# RECORDED DATA
──────────
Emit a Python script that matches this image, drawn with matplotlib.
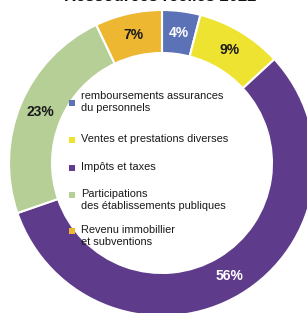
"""Donut chart: Ressources réelles 2022, legend drawn inside the hole."""

import matplotlib
matplotlib.use("Agg")
import matplotlib.pyplot as plt
from matplotlib.patches import Rectangle

plt.rcParams["font.family"] = ["Liberation Sans", "DejaVu Sans"]

W, H = 307, 313  # px at dpi 100

TITLE = "Ressources réelles 2022"
categories = [
    "remboursements assurances\ndu personnels",
    "Ventes et prestations diverses",
    "Impôts et taxes",
    "Participations\ndes établissements publiques",
    "Revenu immobillier\net subventions",
]
shares = [4, 9, 56, 23, 7]
colours = ["#5b72b6", "#efe332", "#5f3c8b", "#b5cf97", "#eeb731"]
label_colours = ["white", "#1a1a1a", "white", "#1a1a1a", "#1a1a1a"]

# layout (pixels from top-left)
CX, CY, R_OUT, R_IN = 162, 163, 153, 110
LEG_SQ_X, LEG_TXT_X = 69, 81
leg_sq_y = [103, 139.5, 168, 194.5, 230.5]
leg_txt_y = [91, 134, 162.5, 189, 225]

fig = plt.figure(figsize=(W / 100, H / 100), dpi=100, facecolor="white")

# donut --------------------------------------------------------------------
ax = fig.add_axes([(CX - R_OUT) / W, (H - CY - R_OUT) / H,
                   2 * R_OUT / W, 2 * R_OUT / H])
wedges, texts = ax.pie(
    shares, colors=colours, startangle=90, counterclock=False,
    radius=1.0, labels=[f"{v}%" for v in shares],
    labeldistance=(1 + R_IN / R_OUT) / 2,
    wedgeprops=dict(width=1 - R_IN / R_OUT, edgecolor="white", linewidth=1.5),
    textprops=dict(fontsize=10, fontweight="bold", ha="center", va="center"),
)
for t, c in zip(texts, label_colours):
    t.set_color(c)
    t.set_ha("center")
    t.set_va("center")
ax.set_xlim(-1, 1)
ax.set_ylim(-1, 1)
ax.set_aspect("equal")
ax.axis("off")
for w in wedges:
    w.set_clip_on(False)

# overlay in pixel coords for legend + title -------------------------------
ov = fig.add_axes([0, 0, 1, 1], facecolor="none")
ov.set_xlim(0, W)
ov.set_ylim(H, 0)
ov.axis("off")

for name, col, sy, ty in zip(categories, colours, leg_sq_y, leg_txt_y):
    ov.add_patch(Rectangle((LEG_SQ_X, sy - 3), 6, 6, color=col, lw=0))
    ov.text(LEG_TXT_X, ty, name, fontsize=7.9, color="#1a1a1a",
            ha="left", va="top", linespacing=1.25)

ov.text(160, 1.0, TITLE, fontsize=12, fontweight="bold", color="#111111",
        ha="center", va="baseline", clip_on=False)

fig.savefig("out.png", dpi=100, facecolor="white")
──────────
# TASK REQUIREMENTS
From the first line above down to the line with "W, H = 307, 313", reproduce every line and no others, omitting pictures.

# EXERCISE RESPONSE
Emit a Python script that matches this image, drawn with matplotlib.
"""Donut chart: Ressources réelles 2022, legend drawn inside the hole."""

import matplotlib
matplotlib.use("Agg")
import matplotlib.pyplot as plt
from matplotlib.patches import Rectangle

plt.rcParams["font.family"] = ["Liberation Sans", "DejaVu Sans"]

W, H = 307, 313  # px at dpi 100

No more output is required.